D’origine turque, né en Suède d’où vient sa mère, Ilhan Ersahin balade son saxophone d’Istanbul à New York au bras de son épouse brésilienne. Icône parfaite pour Banlieues bleues, cinq semaines d’inventions et de découvertes en Seine-Saint-Denis.

A New York, dans les endroits chauds de l’East Village, Ilhan Ersahin suscite toutes les formules, toutes les rencontres, toutes les fusions. Ersahin a son club, son label (Nublu), et les déclarations du programme de Banlieues bleues, festival fou et festif, doivent, pour le qualifier, casser le coffre à qualificatifs : fusion, impro, groove électro, hip-hop, funk, drum’n’bass, musiques du monde.

Avec Truffaz, Ilhan Ersahin et son quartette doté d’un fantastique percussionniste, Izzet Kizil, vient de publier un album, Istanbul Sessions (paru le 8 mars). C’est une musique qui ne s’en fait pas. Une musique sophistiquée au point qu’elle donne à penser qu’elle ne s’en fait pas. Un voyage, un déplacement dans l’espace-temps, et parfois, sur scène, des sets endiablés qui durent deux heures. Aigris du vrai jazz, autant passer votre chemin. Pudibonds, itou. Trop de jouissance en vue.

Comment se sont-ils rencontrés ? "Je l’ai entendu sur album dans un club d’Istanbul, dit Erik Truffaz, le Dulcinea, où je jouais. C’était avec Larry Grenadier à la contrebasse.
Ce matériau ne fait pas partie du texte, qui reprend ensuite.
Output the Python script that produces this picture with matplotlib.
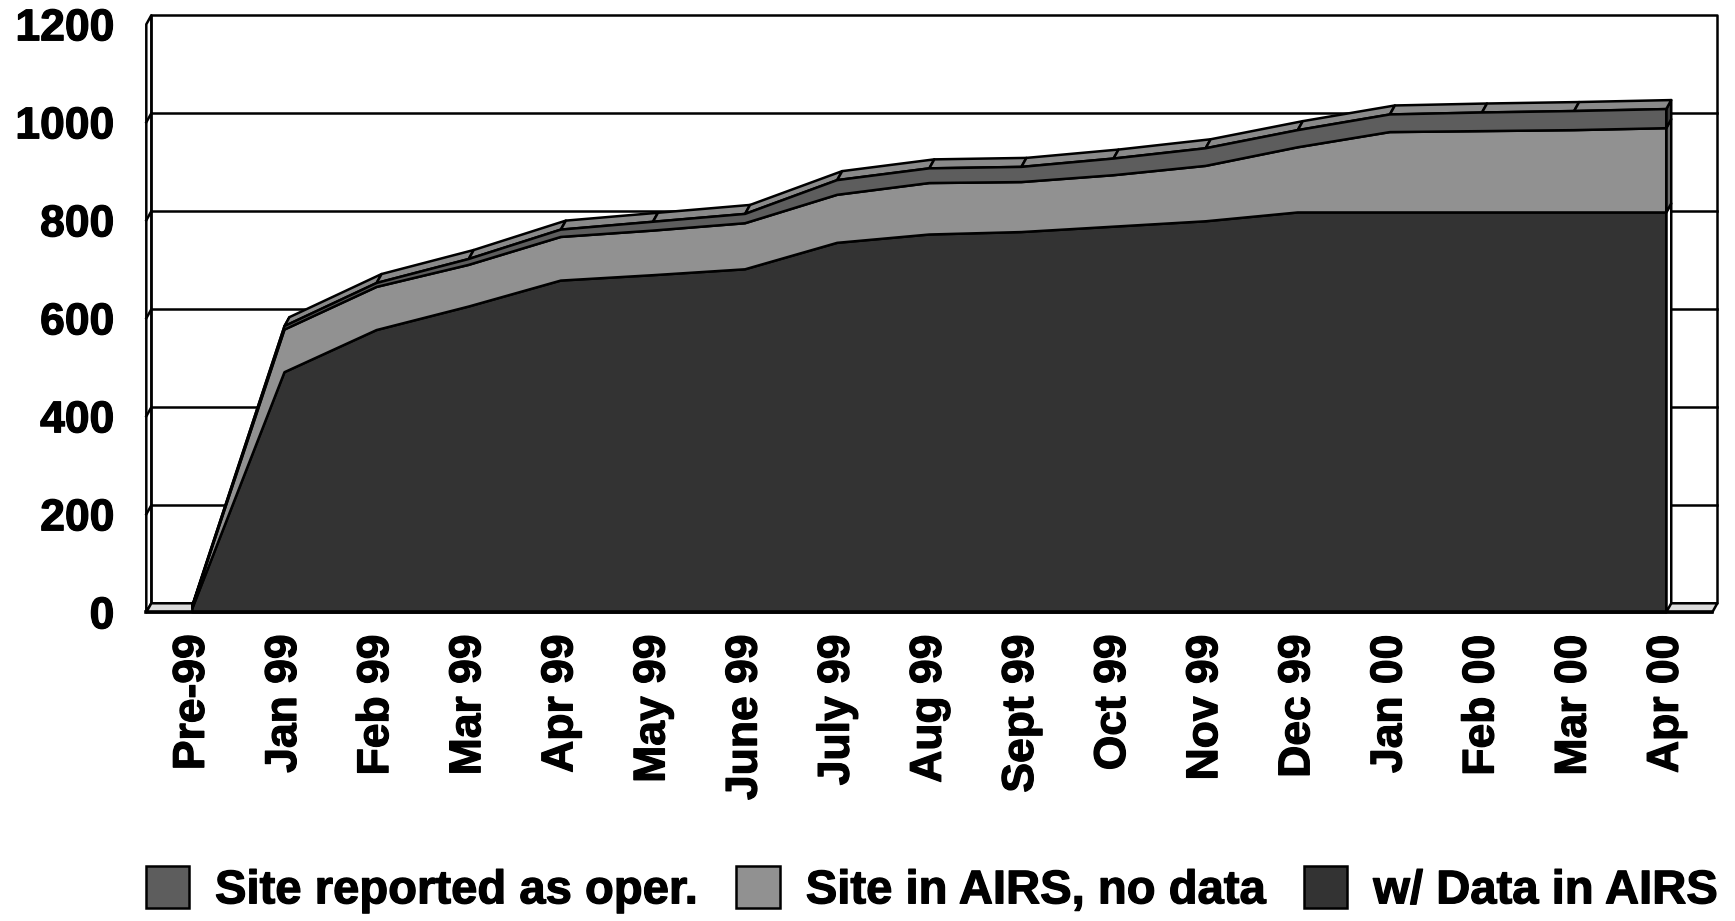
import numpy as np
import matplotlib
matplotlib.use('Agg')
import matplotlib.pyplot as plt
import matplotlib.patheffects as pe
from matplotlib.patches import Polygon, Patch
from matplotlib.transforms import IdentityTransform

# data
months = ['Pre-99', 'Jan 99', 'Feb 99', 'Mar 99', 'Apr 99', 'May 99', 'June 99',
          'July 99', 'Aug 99', 'Sept 99', 'Oct 99', 'Nov 99', 'Dec 99',
          'Jan 00', 'Feb 00', 'Mar 00', 'Apr 00']
with_data = [8, 490, 576, 624, 677, 688, 700, 754, 771, 776, 787, 798, 816, 816, 816, 816, 816]
no_data = [4, 87, 88, 85, 89, 91, 94, 98, 105, 102, 105, 113, 133, 164, 166, 168, 172]
reported = [2, 7, 8, 12, 15, 18, 19, 30, 30, 31, 34, 36, 35, 36, 38, 39, 39]
series_names = ['w/ Data in AIRS', 'Site in AIRS, no data', 'Site reported as oper.']
yticks = [0, 200, 400, 600, 800, 1000, 1200]

face_colors = ['#333333', '#919191', '#5d5d5d']
side_colors = ['#ffffff', '#6e6e6e', '#3c3c3c']
top_color = '#8a8a8a'
floor_color = '#dcdcdc'

DX, DY = 5, 9  # depth offset of the back plane, pixels
LW = 1.8

plt.rcParams['font.family'] = ['Liberation Sans', 'DejaVu Sans']
plt.rcParams['font.weight'] = 'bold'
bold = [pe.withStroke(linewidth=0.9, foreground='black')]

W, H = 1735, 921
fig = plt.figure(figsize=(W / 100, H / 100), dpi=100)
ax = fig.add_axes([146.3 / W, (H - 612.3) / H, 1566 / W, 588 / H])
ax.set_xlim(-0.5, 16.5)
ax.set_ylim(0, 1200)
ax.patch.set_visible(False)
for s in ax.spines.values():
    s.set_visible(False)

x = np.arange(len(months))
x0, x1 = -0.5, len(months) - 0.5


def pt(xv, yv, back=False):
    px, py = ax.transData.transform((xv, yv))
    if back:
        px += DX
        py += DY
    return (px, py)


def poly(pts, fc, z, lw=LW):
    p = Polygon(pts, closed=True, facecolor=fc, edgecolor='black', linewidth=lw,
                transform=IdentityTransform(), clip_on=False, zorder=z, joinstyle='round')
    ax.add_patch(p)


def seg(a, b, z, lw=LW):
    ax.add_line(plt.Line2D([a[0], b[0]], [a[1], b[1]], color='black', lw=lw,
                           transform=IdentityTransform(), clip_on=False, zorder=z))


# back wall
poly([pt(x0, 0, 1), pt(x1, 0, 1), pt(x1, 1200, 1), pt(x0, 1200, 1)], 'white', 1)
for v in yticks[1:-1]:
    seg(pt(x0, v, 1), pt(x1, v, 1), 2)

# left wall
poly([pt(x0, 0), pt(x0, 1200), pt(x0, 1200, 1), pt(x0, 0, 1)], 'white', 2)
for v in yticks[1:-1]:
    seg(pt(x0, v), pt(x0, v, 1), 2.5)

# floor
poly([pt(x0, 0), pt(x1, 0), pt(x1, 0, 1), pt(x0, 0, 1)], floor_color, 3)

# stacked areas
layers = [with_data, no_data, reported]
bottom = np.zeros(len(months))
tops = []
n = len(months) - 1
for k, vals in enumerate(layers):
    top = bottom + np.array(vals)
    front = [pt(xi, t) for xi, t in zip(x, top)] + [pt(xi, b) for xi, b in zip(x[::-1], bottom[::-1])]
    poly(front, face_colors[k], 6)
    # right side face
    poly([pt(x[n], bottom[n]), pt(x[n], top[n]), pt(x[n], top[n], 1), pt(x[n], bottom[n], 1)],
         side_colors[k], 5)
    tops.append(top)
    bottom = top

# top face of the stack
top = tops[-1]
for i in range(n):
    poly([pt(x[i], top[i]), pt(x[i + 1], top[i + 1]),
          pt(x[i + 1], top[i + 1], 1), pt(x[i], top[i], 1)], top_color, 5)

# front floor edge
seg(pt(x0, 0), pt(x1, 0), 7, lw=2.6)

# axes text
ax.set_yticks(yticks)
ax.set_yticklabels([str(v) for v in yticks], fontsize=32, fontweight='bold')
ax.set_xticks(x)
ax.set_xticklabels(months, rotation=90, fontsize=32, fontweight='bold')
ax.tick_params(axis='y', length=0, pad=23)
ax.tick_params(axis='x', length=0, pad=16)
for t in ax.get_xticklabels() + ax.get_yticklabels():
    t.set_path_effects(bold)

# legend
handles = [Patch(facecolor=face_colors[2], edgecolor='black', linewidth=LW),
           Patch(facecolor=face_colors[1], edgecolor='black', linewidth=LW),
           Patch(facecolor=face_colors[0], edgecolor='black', linewidth=LW)]
labels = [series_names[2], series_names[1], series_names[0]]
leg = fig.legend(handles, labels, loc='center', bbox_to_anchor=(0.537, 0.034), ncol=3,
                 frameon=False, fontsize=34, handlelength=0.92, handleheight=1.0,
                 handletextpad=0.55, columnspacing=0.8, borderaxespad=0)
for t in leg.get_texts():
    t.set_path_effects(bold)

fig.savefig('out.png', dpi=100)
Ce son, cette énergie, m’ont convaincu de partir à sa recherche, à New York. On s’est vus, on a cherché la forme ensemble. Ce projet m’a beaucoup plu." Le point fort, évidemment, c’est la rythmique turque, "une dynamique bien énergique, dans la durée". Leurs prestations tiennent de l’expérience, de la transe, de l’éros syncopé. "Quand je l’ai connu, Ersahin était assez free, trop même. Mais là, c’est libre, avec intelligence." Trop free ? "Tant que la musique est belle, elle n’est jamais trop free, mais chaque artiste doit, à mon sens, rester conscient de la magie de son langage. En tant qu’artistes, il arrive qu’on soit un peu égocentriques. On ne se rend pas bien compte des limites, on oublie le temps."
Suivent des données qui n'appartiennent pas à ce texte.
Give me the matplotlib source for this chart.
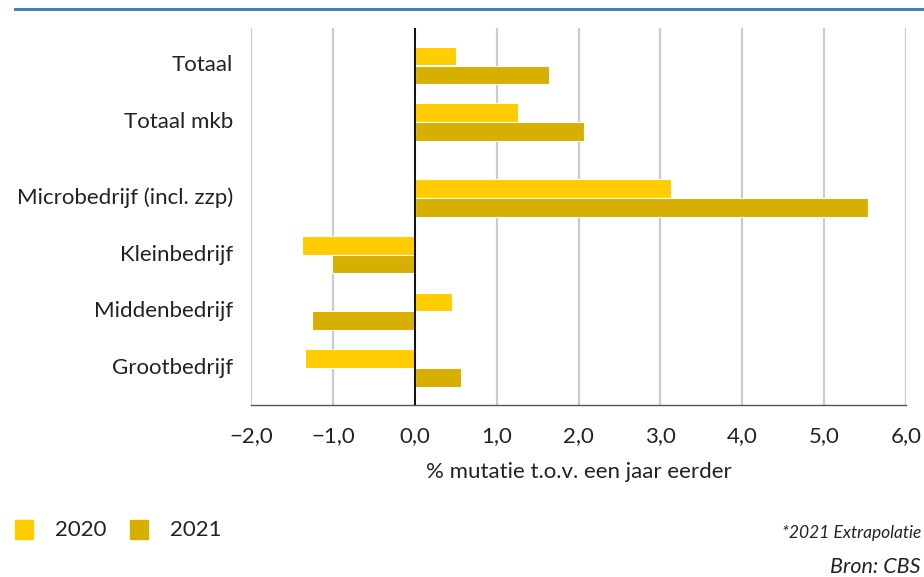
import matplotlib
matplotlib.use("Agg")
import matplotlib.pyplot as plt
import numpy as np
from matplotlib.lines import Line2D
from matplotlib.patches import Rectangle

plt.rcParams['font.family'] = ['Lato', 'DejaVu Sans']

categories = ["Totaal", "Totaal mkb", "Microbedrijf (incl. zzp)",
              "Kleinbedrijf", "Middenbedrijf", "Grootbedrijf"]
values_2020 = [0.50, 1.26, 3.13, -1.38, 0.46, -1.34]
values_2021 = [1.64, 2.07, 5.53, -1.01, -1.26, 0.57]
series_labels = ["2020", "2021"]
x_ticks = [-2, -1, 0, 1, 2, 3, 4, 5, 6]
x_tick_labels = ["\u22122,0", "\u22121,0", "0,0", "1,0", "2,0", "3,0", "4,0", "5,0", "6,0"]

col_2020 = "#FFCC00"
col_2021 = "#D7AF00"

fig = plt.figure(figsize=(9.24, 5.77), dpi=100)
ax = fig.add_axes([251/924, 1-405/577, (906-251)/924, (405-28)/577])

# category positions: an extra gap separates the totals from the size classes
pos = np.arange(len(categories), dtype=float)
pos[2:] += 1/3
bh = 0.33
off = 0.167
ax.barh(pos - off, values_2020, height=bh, color=col_2020, edgecolor="white", linewidth=0.8, zorder=3)
ax.barh(pos + off, values_2021, height=bh, color=col_2021, edgecolor="white", linewidth=0.8, zorder=3)

ax.set_xlim(-2, 6)
ax.set_ylim(pos[-1] + 0.65, pos[0] - 0.66)
ax.set_xticks(x_ticks)
ax.set_xticklabels(x_tick_labels, fontsize=16, color="#222222")
ax.set_yticks(pos)
ax.set_yticklabels(categories, fontsize=16, color="#222222", va="bottom")
for t in ax.get_yticklabels():
    t.set_va("center")
ax.tick_params(axis="x", length=0, pad=15)
ax.tick_params(axis="y", length=0, pad=13)

ax.grid(axis="x", color="#cccccc", linewidth=1.6, zorder=0)
ax.axvline(0, color="black", linewidth=1.3, zorder=4)
for s in ["top", "right", "left"]:
    ax.spines[s].set_visible(False)
ax.spines["bottom"].set_color("#555555")
ax.spines["bottom"].set_linewidth(1.0)

ax.set_xlabel("% mutatie t.o.v. een jaar eerder", fontsize=16, color="#222222", labelpad=12)

# top rule
fig.add_artist(Line2D([15/924, 1], [1-8.5/577, 1-8.5/577], color="#4a7ebb", linewidth=2.2))

# legend
for i, (lab, col) in enumerate(zip(series_labels, [col_2020, col_2021])):
    x0 = (15 + i*115)/924
    fig.add_artist(Rectangle((x0, 1-539/577), 18/924, 19/577, color=col, transform=fig.transFigure))
    fig.text(x0 + 40/924, 1-530/577, lab, fontsize=16, color="#222222", va="center", ha="left")

fig.text(921/924, 1-533/577, "*2021 Extrapolatie", fontsize=12.5, style="italic",
         color="#222222", ha="right", va="center")
fig.text(921/924, 1-567/577, "Bron: CBS", fontsize=15.5, style="italic",
         color="#222222", ha="right", va="center")

fig.savefig("out.png", dpi=100)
Le disque Istanbul Sessions célèbre judicieusement l’année de la Turquie. Plongée dans le modal, le nappé, l’incantatoire, sur des modes assez singuliers, rehaussés de gammes qui s’apparentent à la musique turque et à celle des Balkans : "Moi, poursuit Erik Truffaz, j’apprends, et pour la musique des Balkans, j’ai fréquenté pas mal de Gitans à Istanbul. Les musiciens qui m’ont le plus impressionné dans la vie ? Les Gitans et Mike Brecker (sax ténor historique, mort en 2007). Quand j’ai joué avec Christophe, lui aussi invitait plein de Gitans. Bien entendu, j’aime le flamenco, je vais tous les ans à Grenade pour les écouter." Ouvrez grand les oreilles. Le jazz a changé de forme. C’est d’ailleurs, depuis 1899, sa définition.
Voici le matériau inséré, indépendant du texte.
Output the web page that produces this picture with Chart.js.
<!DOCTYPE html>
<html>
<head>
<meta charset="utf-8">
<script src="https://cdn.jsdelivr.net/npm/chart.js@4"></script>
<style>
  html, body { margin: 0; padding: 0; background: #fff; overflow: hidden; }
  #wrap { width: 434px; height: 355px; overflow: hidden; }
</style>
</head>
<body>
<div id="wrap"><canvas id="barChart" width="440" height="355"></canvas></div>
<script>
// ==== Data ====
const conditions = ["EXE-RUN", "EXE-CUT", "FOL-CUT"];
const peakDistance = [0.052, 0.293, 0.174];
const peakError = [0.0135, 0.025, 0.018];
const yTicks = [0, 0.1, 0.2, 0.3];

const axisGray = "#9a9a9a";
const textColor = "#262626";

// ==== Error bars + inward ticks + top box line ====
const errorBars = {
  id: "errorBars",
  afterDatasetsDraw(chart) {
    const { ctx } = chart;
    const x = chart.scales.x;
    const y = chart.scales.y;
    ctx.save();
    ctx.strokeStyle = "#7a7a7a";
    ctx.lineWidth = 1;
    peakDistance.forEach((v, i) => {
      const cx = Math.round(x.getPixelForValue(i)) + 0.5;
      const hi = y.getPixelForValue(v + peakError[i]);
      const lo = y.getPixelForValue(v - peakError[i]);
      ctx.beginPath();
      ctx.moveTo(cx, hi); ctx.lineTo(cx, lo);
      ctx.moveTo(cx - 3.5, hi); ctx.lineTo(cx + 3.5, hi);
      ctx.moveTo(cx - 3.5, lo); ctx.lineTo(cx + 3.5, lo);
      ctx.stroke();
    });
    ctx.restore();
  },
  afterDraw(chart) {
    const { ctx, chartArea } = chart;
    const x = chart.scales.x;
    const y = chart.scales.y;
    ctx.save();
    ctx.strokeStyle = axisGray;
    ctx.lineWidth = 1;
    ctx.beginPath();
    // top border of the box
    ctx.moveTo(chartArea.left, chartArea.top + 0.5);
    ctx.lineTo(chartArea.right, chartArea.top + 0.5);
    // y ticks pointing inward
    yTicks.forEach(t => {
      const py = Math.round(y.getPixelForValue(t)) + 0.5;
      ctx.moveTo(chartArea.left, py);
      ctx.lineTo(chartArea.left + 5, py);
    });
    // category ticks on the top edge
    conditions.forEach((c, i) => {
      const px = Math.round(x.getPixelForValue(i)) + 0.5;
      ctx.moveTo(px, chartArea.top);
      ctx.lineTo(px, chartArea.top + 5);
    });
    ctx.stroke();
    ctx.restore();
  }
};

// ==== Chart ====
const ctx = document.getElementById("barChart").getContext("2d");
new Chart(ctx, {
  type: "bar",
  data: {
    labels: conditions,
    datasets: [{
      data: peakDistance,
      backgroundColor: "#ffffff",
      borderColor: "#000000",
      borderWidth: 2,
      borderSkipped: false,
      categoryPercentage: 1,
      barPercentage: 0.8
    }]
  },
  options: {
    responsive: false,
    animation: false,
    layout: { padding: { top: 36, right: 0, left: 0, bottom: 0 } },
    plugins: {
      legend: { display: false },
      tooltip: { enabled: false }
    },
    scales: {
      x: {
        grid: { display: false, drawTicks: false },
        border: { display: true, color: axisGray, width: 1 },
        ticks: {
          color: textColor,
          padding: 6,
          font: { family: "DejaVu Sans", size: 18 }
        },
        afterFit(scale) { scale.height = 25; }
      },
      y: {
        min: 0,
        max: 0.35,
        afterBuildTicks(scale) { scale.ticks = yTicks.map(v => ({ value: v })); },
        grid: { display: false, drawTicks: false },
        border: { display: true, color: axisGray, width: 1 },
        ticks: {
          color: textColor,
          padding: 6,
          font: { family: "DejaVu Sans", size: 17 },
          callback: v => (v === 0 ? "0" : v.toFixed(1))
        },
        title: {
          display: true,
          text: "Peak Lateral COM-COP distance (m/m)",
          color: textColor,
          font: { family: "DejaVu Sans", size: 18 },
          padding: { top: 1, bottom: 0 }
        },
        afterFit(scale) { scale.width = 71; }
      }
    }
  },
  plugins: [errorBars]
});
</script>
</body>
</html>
Ilhan Ersahin Istanbul Sessions invite Erik Truffaz et Vincent Segal.

Espace Fraternité, 10-12, rue de la Gare, Aubervilliers (Seine-Saint-Denis). Samedi 13 mars, à 20 h 30. Mo Aubervilliers-Pantin-Quatre-Chemins. De 10 € à 16 €.

Ilhan Ersahin’s Istanbul Sessions with Erik Truffaz, 1 CD Nublu Records/Discograph. Prochain concert : Château Palmer, Cenon (Gironde), le 20 mars, à 21 heures.